_Source material_
★ ★ ★ ★ ★

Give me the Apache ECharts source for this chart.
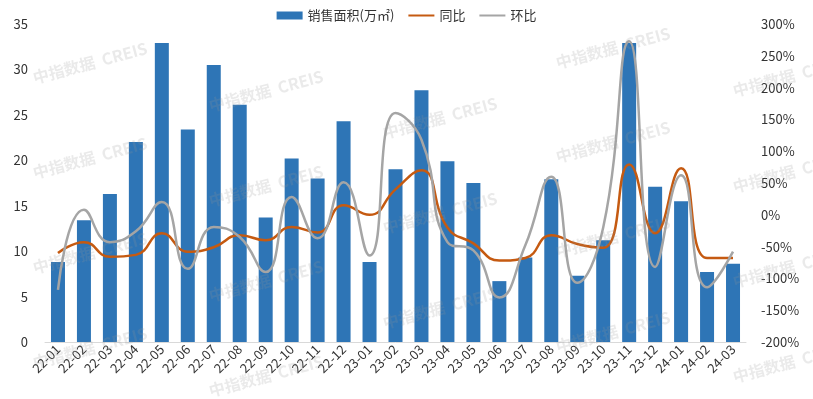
<!DOCTYPE html>
<html>
<head>
<meta charset="utf-8">
<script src="https://cdn.jsdelivr.net/npm/echarts@6/dist/echarts.min.js"></script>
<style>
  html,body{margin:0;padding:0;background:#fff;}
  #main{width:813px;height:399px;}
</style>
</head>
<body>
<div id="main"></div>
<script>
var months = ['22-01','22-02','22-03','22-04','22-05','22-06','22-07','22-08','22-09','22-10','22-11','22-12',
  '23-01','23-02','23-03','23-04','23-05','23-06','23-07','23-08','23-09','23-10','23-11','23-12',
  '24-01','24-02','24-03'];
/*销售面积(万㎡)*/
var area = [8.8,13.4,16.3,22.0,32.9,23.4,30.5,26.1,13.7,20.2,18.0,24.3,
  8.8,19.0,27.7,19.9,17.5,6.7,9.3,17.9,7.3,11.2,32.9,17.1,
  15.5,7.7,8.6];
/*同比(%)*/
var yoy = [-60,-43,-66,-63,-29,-58,-51,-32,-40,-19,-28,15,
  0,40,70,-20,-45,-72,-68,-32,-46,-52,79,-29,
  73,-68,-68];
/*环比(%)*/
var mom = [-118,8,-43,-26,20,-85,-19,-35,-90,28,-37,51,
  -64,160,118,-43,-56,-130,-48,60,-107,-20,273,-82,
  62,-114,-58];
var leftTicks = {min:0, max:35, step:5};
var rightTicks = {min:-200, max:300, step:50};

var chartPage = {
  init:function (){
    this.draw();
  },
  watermarks:function (){
    var spots = [[90,63],[90,158],[90,253],[90,348],[266,91],[266,186],[266,281],[266,376],
      [440,118],[440,213],[440,308],[613,48],[613,142],[613,237],[613,332],[790,76],[790,172],[790,267],[790,362]];
    var list = [];
    for(var i=0;i<spots.length;i++){
      list.push({
        type:'text', x:spots[i][0], y:spots[i][1], rotation:Math.PI/12, z:100,
        style:{text:'中指数据  CREIS', fill:'rgba(150,150,150,0.2)', font:'bold 16px "Noto Sans CJK SC"', align:'center', verticalAlign:'middle'}
      });
    }
    return list;
  },
  draw:function (){
    var myChart = echarts.init(document.getElementById('main'));
    var font = '"Noto Sans CJK SC", "Noto Sans", sans-serif';
    var option = {
      animation:false,
      textStyle:{fontFamily:font},
      legend:{
        top:4, left:'center', itemWidth:26, itemHeight:8, itemGap:14,
        textStyle:{fontSize:13, color:'#333'},
        data:[{name:'销售面积(万㎡)', icon:'rect'}, {name:'同比', icon:'path://M0,4 L26,4 L26,6 L0,6 Z'}, {name:'环比', icon:'path://M0,4 L26,4 L26,6 L0,6 Z'}]
      },
      grid:{left:45, right:67, top:24, bottom:57},
      xAxis:{
        type:'category', data:months,
        axisLine:{lineStyle:{color:'#d9d9d9'}},
        axisTick:{show:false},
        axisLabel:{rotate:45, fontSize:13, color:'#333', margin:5, interval:0}
      },
      yAxis:[
        {
          type:'value', min:leftTicks.min, max:leftTicks.max, interval:leftTicks.step,
          splitLine:{show:false}, axisLine:{show:false}, axisTick:{show:false},
          axisLabel:{fontSize:13, color:'#333', margin:17}
        },
        {
          type:'value', min:rightTicks.min, max:rightTicks.max, interval:rightTicks.step,
          splitLine:{show:false}, axisLine:{show:false}, axisTick:{show:false},
          axisLabel:{fontSize:13, color:'#333', margin:15, formatter:'{value}%'}
        }
      ],
      series:[
        {name:'销售面积(万㎡)', type:'bar', data:area, barWidth:14, itemStyle:{color:'#2E75B6'}},
        {name:'同比', type:'line', yAxisIndex:1, data:yoy, smooth:0.5, symbol:'none', lineStyle:{color:'#C55A11', width:2.5}, itemStyle:{color:'#C55A11'}},
        {name:'环比', type:'line', yAxisIndex:1, data:mom, smooth:0.5, symbol:'none', lineStyle:{color:'#A5A5A5', width:2.5}, itemStyle:{color:'#A5A5A5'}}
      ],
      graphic:this.watermarks()
    };
    myChart.setOption(option);
  }
};
chartPage.init();
</script>
</body>
</html>
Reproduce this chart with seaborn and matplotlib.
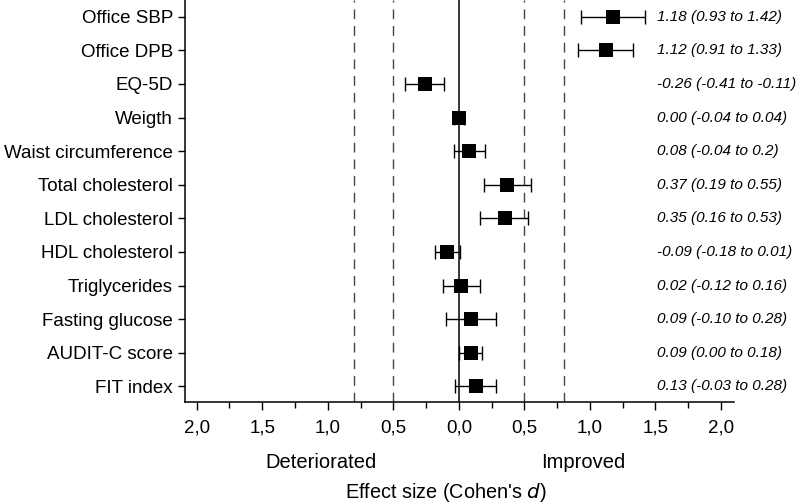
import numpy as np
import pandas as pd
import matplotlib
matplotlib.use("Agg")
import matplotlib.pyplot as plt
import matplotlib.transforms as mtransforms
from matplotlib.ticker import MultipleLocator, FixedLocator, FuncFormatter
import seaborn as sns

outcomes = ["Office SBP", "Office DPB", "EQ-5D", "Weigth", "Waist circumference",
            "Total cholesterol", "LDL cholesterol", "HDL cholesterol", "Triglycerides",
            "Fasting glucose", "AUDIT-C score", "FIT index"]
effect = [1.18, 1.12, -0.26, 0.00, 0.08, 0.37, 0.35, -0.09, 0.02, 0.09, 0.09, 0.13]
ci_low = [0.93, 0.91, -0.41, -0.04, -0.04, 0.19, 0.16, -0.18, -0.12, -0.10, 0.00, -0.03]
ci_high = [1.42, 1.33, -0.11, 0.04, 0.2, 0.55, 0.53, 0.01, 0.16, 0.28, 0.18, 0.28]
ci_text = ["1.18 (0.93 to 1.42)", "1.12 (0.91 to 1.33)", "-0.26 (-0.41 to -0.11)",
           "0.00 (-0.04 to 0.04)", "0.08 (-0.04 to 0.2)", "0.37 (0.19 to 0.55)",
           "0.35 (0.16 to 0.53)", "-0.09 (-0.18 to 0.01)", "0.02 (-0.12 to 0.16)",
           "0.09 (-0.10 to 0.28)", "0.09 (0.00 to 0.18)", "0.13 (-0.03 to 0.28)"]
thresholds = [-0.8, -0.5, 0.5, 0.8]

df = pd.DataFrame({"outcome": outcomes, "d": effect, "lo": ci_low, "hi": ci_high})
df["pos"] = np.arange(len(df))

sns.set_style("ticks")
plt.rcParams["font.family"] = ["Liberation Sans", "DejaVu Sans"]
for key in ["text.color", "axes.labelcolor", "xtick.color", "ytick.color", "axes.edgecolor"]:
    plt.rcParams[key] = "black"

fig, ax = plt.subplots(figsize=(7.97, 5.03), dpi=100)
fig.subplots_adjust(left=0.232, right=0.921, bottom=0.2, top=1.0)

# effect size thresholds (medium / large)
for t in thresholds:
    ax.axvline(t, color="#444444", lw=1.0, ls=(0, (7, 5)), zorder=1)
ax.axvline(0, color="black", lw=1.1, zorder=1)

ax.errorbar(df["d"], df["pos"], xerr=[df["d"] - df["lo"], df["hi"] - df["d"]],
            fmt="none", ecolor="black", elinewidth=1.0, capsize=5, capthick=1.0, zorder=2)
sns.scatterplot(data=df, x="d", y="pos", marker="s", s=90, color="black",
                edgecolor="black", linewidth=0, ax=ax, zorder=3)

for y, txt in zip(df["pos"], ci_text):
    ax.text(1.51, y, txt, style="italic", fontsize=11, va="center", ha="left")

ax.set_xlim(-2.09, 2.1)
ax.set_ylim(len(df) - 0.52, -0.5)
ax.set_yticks(df["pos"])
ax.set_yticklabels(outcomes, fontsize=13.5)
ax.xaxis.set_major_locator(FixedLocator([-2, -1.5, -1, -0.5, 0, 0.5, 1, 1.5, 2]))
ax.xaxis.set_minor_locator(MultipleLocator(0.25))
ax.xaxis.set_major_formatter(FuncFormatter(lambda v, p: f"{abs(v):.1f}".replace(".", ",")))
ax.tick_params(axis="x", which="major", length=6, width=1, labelsize=13.5, pad=6)
ax.tick_params(axis="x", which="minor", length=4, width=1)
ax.tick_params(axis="y", length=5, width=1)

for s in ["top", "right"]:
    ax.spines[s].set_visible(False)
for s in ["left", "bottom"]:
    ax.spines[s].set_linewidth(1.1)

ax.set_ylabel("")
below = ax.get_xaxis_transform() + mtransforms.ScaledTranslation(0, -60 / 100, fig.dpi_scale_trans)
ax.text(-1.05, 0.0, "Deteriorated", fontsize=14.5, ha="center", va="center", transform=below)
ax.text(0.95, 0.0, "Improved", fontsize=14.5, ha="center", va="center", transform=below)
ax.set_xlabel("Effect size (Cohen's $\\it{d}$)", fontsize=14.3)
ax.xaxis.set_label_coords(0.475, -0.196)

fig.savefig("out.png", dpi=100)
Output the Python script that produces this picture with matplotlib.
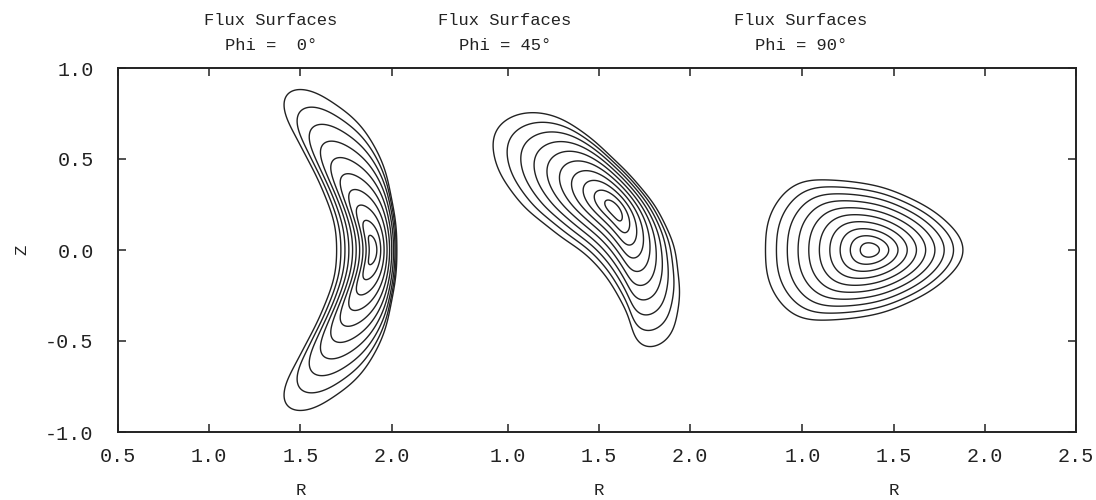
"""
Flux surfaces at three toroidal angles, drawn side by side in one frame
"""
import numpy as np
import matplotlib
matplotlib.use("Agg")
import matplotlib.pyplot as plt
from matplotlib.transforms import blended_transform_factory

# ---- data ----------------------------------------------------------------
phi_deg = [0, 45, 90]

# outer surface, phi = 0 (upper half, mirrored below)
r0_upper = [2.03, 2.005, 1.94, 1.83, 1.68, 1.57, 1.48, 1.43, 1.41, 1.445, 1.54, 1.63, 1.68, 1.70]
z0_upper = [0.00, 0.26, 0.50, 0.68, 0.81, 0.865, 0.88, 0.865, 0.81, 0.68, 0.50, 0.31, 0.165, 0.00]
axis0 = (1.895, 0.0)

# outer surface, phi = 45 (full loop)
r45 = [1.94, 1.91, 1.82, 1.68, 1.46, 1.29, 1.126, 0.98, 0.92, 0.96, 1.09, 1.27, 1.46,
       1.60, 1.68, 1.72, 1.785, 1.88, 1.93]
z45 = [-0.20, 0.02, 0.22, 0.40, 0.61, 0.72, 0.755, 0.705, 0.59, 0.42, 0.24, 0.09, -0.055,
       -0.24, -0.42, -0.51, -0.53, -0.48, -0.35]
axis45 = (1.585, 0.22)

# outer surface, phi = 90 (upper half, mirrored below)
r90_upper = [1.88, 1.86, 1.78, 1.64, 1.45, 1.27, 1.10, 0.995, 0.90, 0.82, 0.797]
z90_upper = [0.00, 0.07, 0.165, 0.26, 0.34, 0.375, 0.385, 0.37, 0.31, 0.18, 0.00]
axis90 = (1.37, 0.0)

# normalised radius of the drawn surfaces
rho = [0.1, 0.2, 0.3, 0.4, 0.5, 0.6, 0.7, 0.8, 0.9, 1.0]

r_ticks = [[0.5, 1.0, 1.5, 2.0], [1.0, 1.5, 2.0], [1.0, 1.5, 2.0, 2.5]]
z_ticks = [-1.0, -0.5, 0.0, 0.5, 1.0]

# ---- layout ---------------------------------------------------------------
r_shift = [0.0, 1.637, 3.253]   # where each panel sits along the shared axis
INK = "#222222"
MONO = "Liberation Mono"


def mirror(r_up, z_up):
    r = list(r_up) + list(r_up[-2:0:-1])
    z = list(z_up) + [-v for v in z_up[-2:0:-1]]
    return np.array(r), np.array(z)


def closed_spline(r, z, n_seg=40):
    """Catmull-Rom through the read points, closed."""
    p = np.column_stack([r, z])
    m = len(p)
    t = np.linspace(0, 1, n_seg, endpoint=False)[:, None]
    out = []
    for i in range(m):
        p0, p1, p2, p3 = p[i - 1], p[i], p[(i + 1) % m], p[(i + 2) % m]
        out.append(0.5 * (2 * p1 + (-p0 + p2) * t + (2 * p0 - 5 * p1 + 4 * p2 - p3) * t ** 2
                          + (-p0 + 3 * p1 - 3 * p2 + p3) * t ** 3))
    return np.vstack(out)


def nested(r, z, axis, levels, n=512, n_harm=14):
    pts = closed_spline(r, z)
    pts = np.vstack([pts, pts[:1]])
    s = np.concatenate([[0], np.cumsum(np.hypot(*np.diff(pts, axis=0).T))])
    su = np.linspace(0, s[-1], n, endpoint=False)
    zc = np.interp(su, s, pts[:, 0]) + 1j * np.interp(su, s, pts[:, 1])
    c = np.fft.fft(zc) / n
    k = np.abs(np.fft.fftfreq(n, 1.0 / n))
    c[k > n_harm] = 0
    expo = np.where(k > 0, 1 + 0.3 * (k - 1), 0)
    ax_c = axis[0] + 1j * axis[1]
    curves = []
    for lv in levels:
        cc = c * lv ** expo
        cc[0] = ax_c + (c[0] - ax_c) * lv ** 1.6
        w = np.fft.ifft(cc) * n
        curves.append(np.column_stack([w.real, w.imag]))
    return curves


r0, z0 = mirror(r0_upper, z0_upper)
r90, z90 = mirror(r90_upper, z90_upper)
shapes = [(r0, z0, axis0), (np.array(r45), np.array(z45), axis45), (r90, z90, axis90)]

fig = plt.figure(figsize=(10.96, 5.0), dpi=100)
ax = fig.add_axes([118 / 1096, 1 - 432 / 500, 958 / 1096, 364 / 500])

for (r, z, axis), off in zip(shapes, r_shift):
    for cv in nested(r, z, axis, rho):
        ax.fill(cv[:, 0] + off, cv[:, 1], fill=False, edgecolor=INK, lw=1.0)

ax.set_xlim(0.5, r_ticks[2][-1] + r_shift[2])
ax.set_ylim(-1.0, 1.0)

xt, xl = [], []
for ticks, off in zip(r_ticks, r_shift):
    for t in ticks:
        xt.append(t + off)
        xl.append("%.1f" % t)
ax.set_xticks(xt)
ax.set_xticklabels(xl)
ax.set_yticks(z_ticks)
ax.set_yticklabels(["%.1f" % v for v in z_ticks])

ax.tick_params(direction="in", length=6, width=1.1, color=INK, top=True, right=True,
               labelsize=14.5, labelcolor=INK)
ax.tick_params(axis="x", pad=11)
ax.tick_params(axis="y", pad=17.5)
for lab in ax.get_xticklabels() + ax.get_yticklabels():
    lab.set_family(MONO)
for sp in ax.spines.values():
    sp.set_linewidth(1.4)
    sp.set_color(INK)

trans = blended_transform_factory(ax.transData, ax.transAxes)
for off in r_shift:
    ax.text(1.5 + off, -0.16, "R", transform=trans, ha="center", va="center",
            family=MONO, fontsize=12.5, color=INK)
ax.text(-0.1, 0.5, "Z", transform=ax.transAxes, rotation=90, ha="center", va="center",
        family=MONO, fontsize=12.5, color=INK)

title_x = [271, 505, 801]
for phi, tx in zip(phi_deg, title_x):
    fig.text(tx / 1096, 1 - 33 / 500, "Flux Surfaces\nPhi = %2d°" % phi, ha="center", va="center",
             multialignment="center", family=MONO, fontsize=12.3, color=INK, linespacing=1.8)

fig.savefig("out.png", dpi=100)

★ ★ ★ ★ ★

In the records above, find the line with "Reproduce this chart" and the line with "import seaborn as sns", then restate word for word only those two lines and all lines between, omitting pictures.

_Response to this task_
Reproduce this chart with seaborn and matplotlib.
import numpy as np
import pandas as pd
import matplotlib
matplotlib.use("Agg")
import matplotlib.pyplot as plt
import matplotlib.transforms as mtransforms
from matplotlib.ticker import MultipleLocator, FixedLocator, FuncFormatter
import seaborn as sns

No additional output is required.